*GOAL:* Retype the opening lines of the data exactly, stopping after the line that contains "years = list(range(1950, 2007))". Skip every picture.

[Source code of charts]

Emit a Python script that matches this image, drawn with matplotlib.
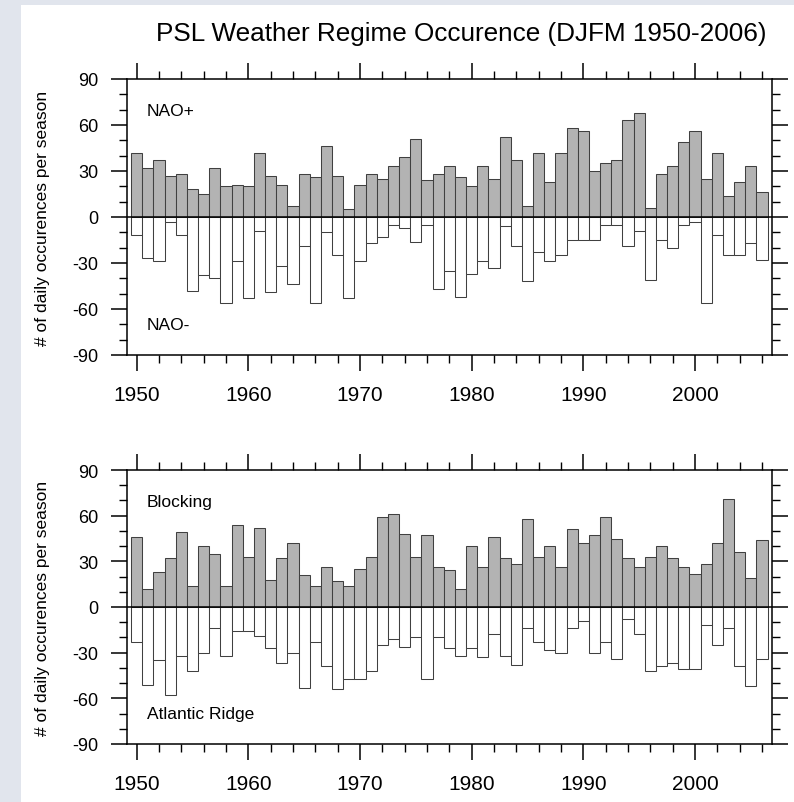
import matplotlib
matplotlib.use("Agg")
import matplotlib.pyplot as plt
from matplotlib.patches import Rectangle
from matplotlib.ticker import MultipleLocator

plt.rcParams['font.family'] = ['Liberation Sans', 'DejaVu Sans']

years = list(range(1950, 2007))

nao_pos = [42, 32, 37, 27, 28, 18, 15, 32, 20, 21,
           20, 42, 27, 21, 7, 28, 26, 46, 27, 5,
           21, 28, 25, 33, 39, 51, 24, 28, 33, 26,
           20, 33, 25, 52, 37, 7, 42, 23, 42, 58,
           56, 30, 35, 37, 63, 68, 6, 28, 33, 49,
           56, 25, 42, 14, 23, 33, 16]
nao_neg = [-12, -27, -29, -3, -12, -48, -38, -40, -56, -29,
           -53, -9, -49, -32, -44, -19, -56, -10, -25, -53,
           -29, -17, -13, -5, -7, -16, -5, -47, -35, -52,
           -37, -29, -33, -6, -19, -42, -23, -29, -25, -15,
           -15, -15, -5, -5, -19, -9, -41, -15, -20, -5,
           -3, -56, -12, -25, -25, -17, -28]
bl_pos = [46, 12, 23, 32, 49, 14, 40, 35, 14, 54,
          33, 52, 18, 32, 42, 21, 14, 26, 17, 14,
          25, 33, 59, 61, 48, 33, 47, 26, 24, 12,
          40, 26, 46, 32, 28, 58, 33, 40, 26, 51,
          42, 47, 59, 45, 32, 26, 33, 40, 32, 26,
          22, 28, 42, 71, 36, 19, 44]
ar_neg = [-23, -51, -35, -58, -32, -42, -30, -14, -32, -16,
          -16, -19, -27, -37, -30, -53, -23, -39, -54, -47,
          -47, -42, -25, -21, -26, -20, -47, -20, -27, -32,
          -27, -33, -18, -32, -38, -14, -23, -28, -30, -14,
          -9, -30, -23, -34, -8, -18, -42, -39, -37, -41,
          -41, -12, -25, -14, -39, -52, -34]

yticks = [-90, -60, -30, 0, 30, 60, 90]
xticks = [1950, 1960, 1970, 1980, 1990, 2000]
title = "PSL Weather Regime Occurence (DJFM 1950-2006)"
ylabel = "# of daily occurences per season"

W, H = 794, 803
fig = plt.figure(figsize=(W / 100, H / 100), dpi=100)
fig.patch.set_facecolor('#e1e5ed')
fig.patches.append(Rectangle((21 / W, 0), 1 - 21 / W, 1 - 6 / H,
                             transform=fig.transFigure, facecolor='white',
                             edgecolor='none', zorder=-10))

def px_axes(left, right, top, bottom):
    return [left / W, 1 - bottom / H, (right - left) / W, (bottom - top) / H]

panels = [
    (px_axes(127, 772, 80, 356), nao_pos, nao_neg, "NAO+", "NAO-"),
    (px_axes(127, 772, 471, 745), bl_pos, ar_neg, "Blocking", "Atlantic Ridge"),
]

fill_gray = '#b3b3b3'
edge = '#404040'

for rect, pos, neg, lab_top, lab_bot in panels:
    ax = fig.add_axes(rect)
    ax.set_zorder(1)
    ax.bar(years, pos, width=1.0, color=fill_gray, edgecolor=edge,
           linewidth=0.75, zorder=2)
    ax.bar(years, neg, width=1.0, color='white', edgecolor=edge,
           linewidth=0.75, zorder=2)
    ax.axhline(0, color='black', linewidth=1.1, zorder=3)
    ax.set_xlim(1949.13, 2006.9)
    ax.set_ylim(-90, 90)
    ax.set_yticks(yticks)
    ax.set_yticklabels([str(v) for v in yticks])
    ax.set_xticks(xticks)
    ax.set_xticklabels([str(v) for v in xticks])
    ax.xaxis.set_minor_locator(MultipleLocator(2))
    ax.yaxis.set_minor_locator(MultipleLocator(10))
    ax.tick_params(axis='both', which='major', direction='out', length=11.5,
                   width=1.1, color='black', top=True, right=True)
    ax.tick_params(axis='both', which='minor', direction='out', length=6,
                   width=1.0, color='black', top=True, right=True)
    ax.tick_params(axis='x', which='major', labelsize=15, pad=10)
    ax.tick_params(axis='y', which='major', labelsize=13, pad=9)
    for s in ax.spines.values():
        s.set_linewidth(1.1)
    ax.set_ylabel(ylabel, fontsize=12.5, labelpad=6)
    ax.yaxis.set_label_coords(-0.12, 0.5)
    ax.text(1950.9, 69.5, lab_top, fontsize=12.5, ha='left', va='center', zorder=4)
    ax.text(1950.9, -70, lab_bot, fontsize=12.5, ha='left', va='center', zorder=4)

fig.text(461 / W, 1 - 34 / H, title, fontsize=18.8, ha='center', va='center')

fig.savefig("out.png", dpi=100, facecolor=fig.get_facecolor())
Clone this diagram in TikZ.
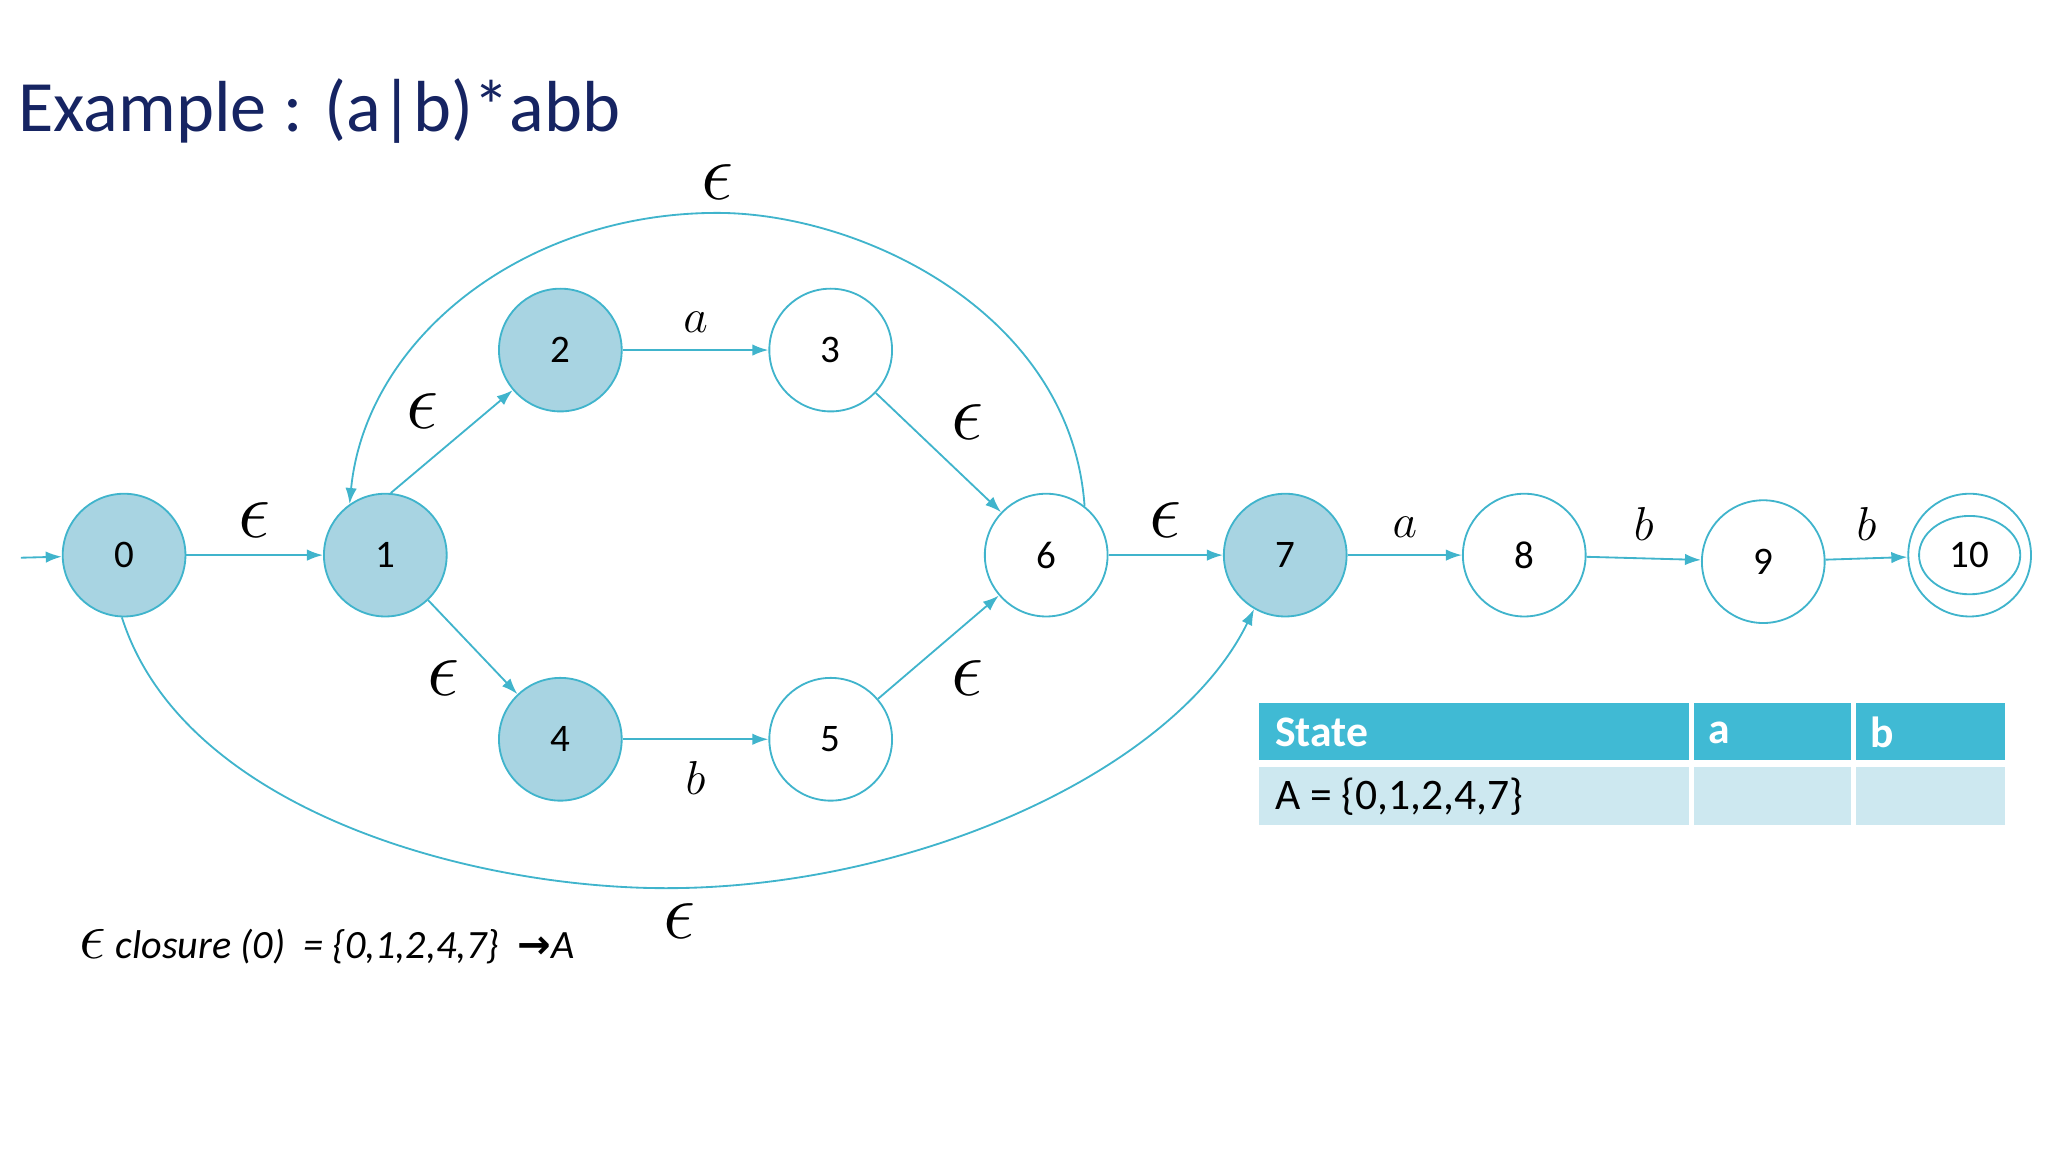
\documentclass[tikz,border=0pt]{standalone}
\usepackage{fontspec}
\setmainfont{Carlito}
\newfontfamily\djv{DejaVu Sans}
\usetikzlibrary{arrows.meta,shapes.geometric}
\definecolor{edgec}{RGB}{64,180,204}
\definecolor{fillc}{RGB}{168,212,226}
\definecolor{titlec}{RGB}{22,36,98}
\definecolor{headc}{RGB}{64,186,212}
\definecolor{rowc}{RGB}{205,232,240}
\newcommand{\eps}{\scalebox{1.7}{$\epsilon$}}
\tikzset{
 st/.style={circle,draw=edgec,line width=0.8pt,minimum size=1.88cm,inner sep=0pt,font=\fontsize{17}{17}\selectfont},
 fs/.style={st,fill=fillc},
 tr/.style={draw=edgec,line width=0.8pt,-{Latex[length=7pt,width=5pt]}},
 lb/.style={font=\fontsize{20}{20}\selectfont},
}
\begin{document}
\begin{tikzpicture}[x=0.02cm,y=-0.02cm]
\useasboundingbox (0,0) rectangle (1568,882);
\node[anchor=west,text=titlec,font=\fontsize{31.5}{32}\selectfont] (title) at (8,85) {Example : (a|b)*abb};
\node[fs] (n0) at (95,425) {0};
\node[fs] (n1) at (295,425) {1};
\node[fs] (n2) at (429,268) {2};
\node[st] (n3) at (636,268) {3};
\node[fs] (n4) at (429,566) {4};
\node[st] (n5) at (636,566) {5};
\node[st] (n6) at (801,425) {6};
\node[fs] (n7) at (984,425) {7};
\node[st] (n8) at (1167,425) {8};
\node[st] (n9) at (1350,430) {9};
\node[st] (n10) at (1508,425) {};
\node[ellipse,draw=edgec,line width=0.8pt,minimum width=1.55cm,minimum height=1.2cm,inner sep=0pt,font=\fontsize{17}{17}\selectfont] (n10i) at (1508,425) {10};
\coordinate (s) at (16,427);
\draw[tr] (s) -- (n0);
\draw[tr] (n0) -- node[lb,above=4pt]{\eps} (n1);
\draw[tr] (n1.85) -- node[lb,above left=2pt]{\eps} (n2);
\draw[tr] (n1) -- node[lb,below left=2pt]{\eps} (n4);
\draw[tr] (n2) -- node[lb,above=4pt]{$a$} (n3);
\draw[tr] (n4) -- node[lb,below=6pt]{$b$} (n5);
\draw[tr] (n3) -- node[lb,above right=2pt]{\eps} (n6);
\draw[tr] (n5) -- node[lb,below right=2pt]{\eps} (n6);
\draw[tr] (n6) -- node[lb,above=4pt]{\eps} (n7);
\draw[tr] (n7) -- node[lb,above=4pt]{$a$} (n8);
\draw[tr] (n8) -- node[lb,above=4pt]{$b$} (n9);
\draw[tr] (n9) -- node[lb,above=4pt]{$b$} (n10);
\draw[tr] (n6.52) .. controls (820,240) and (660,163) .. (549,163)
  node[lb,above=2pt]{\eps}
  .. controls (400,163) and (280,260) .. (n1.125);
\draw[tr] (n0.268) .. controls (140,620) and (360,680) .. (510,680)
  .. controls (700,680) and (900,590) .. (n7.240);
\node[lb] (e07) at (520,705) {\eps};
% table
\fill[headc] (964,538) rectangle (1535,582);
\fill[rowc] (964,587) rectangle (1535,632);
\draw[white,line width=2pt] (1295,538) -- (1295,632) (1419,538) -- (1419,632);
\node[anchor=west,text=white,font=\fontsize{19}{19}\selectfont\bfseries] (h1) at (970,561) {State};
\node[anchor=west,text=white,font=\fontsize{19}{19}\selectfont\bfseries] (h2) at (1302,561) {a};
\node[anchor=west,text=white,font=\fontsize{19}{19}\selectfont\bfseries] (h3) at (1426,561) {b};
\node[anchor=west,font=\fontsize{19}{19}\selectfont] (r1) at (970,610) {A = \{0,1,2,4,7\}};
\node[anchor=west,font=\fontsize{17.5}{18}\selectfont\itshape] (cl) at (55,725) {\eps\ closure (0)\ \ = \{0,1,2,4,7\}\ \ {\djv\bfseries →}A};
\end{tikzpicture}
\end{document}
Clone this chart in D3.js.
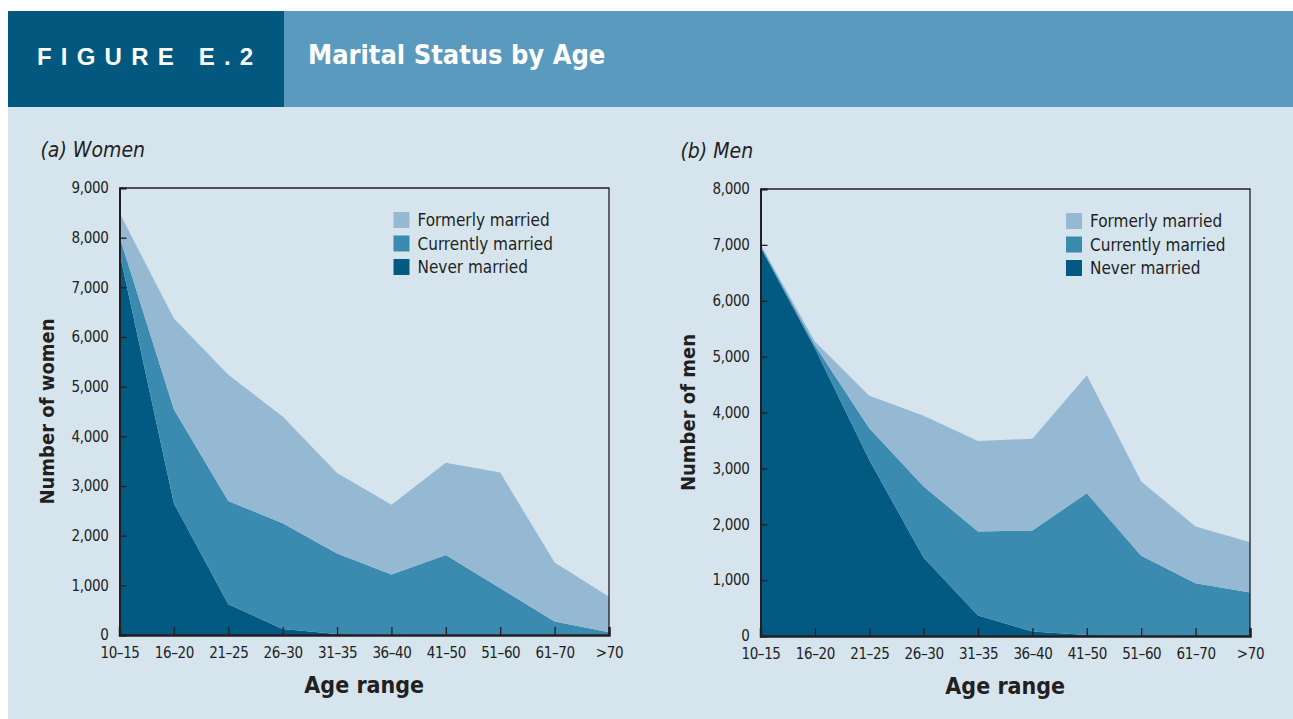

*RESPONSE:*
Emit a Python script that matches this image, drawn with matplotlib.
import matplotlib
matplotlib.use("Agg")
import matplotlib.pyplot as plt
from matplotlib.patches import Rectangle
from matplotlib.ticker import MultipleLocator

plt.rcParams['font.family'] = ['Liberation Sans', 'DejaVu Sans']

years = list(range(1950, 2007))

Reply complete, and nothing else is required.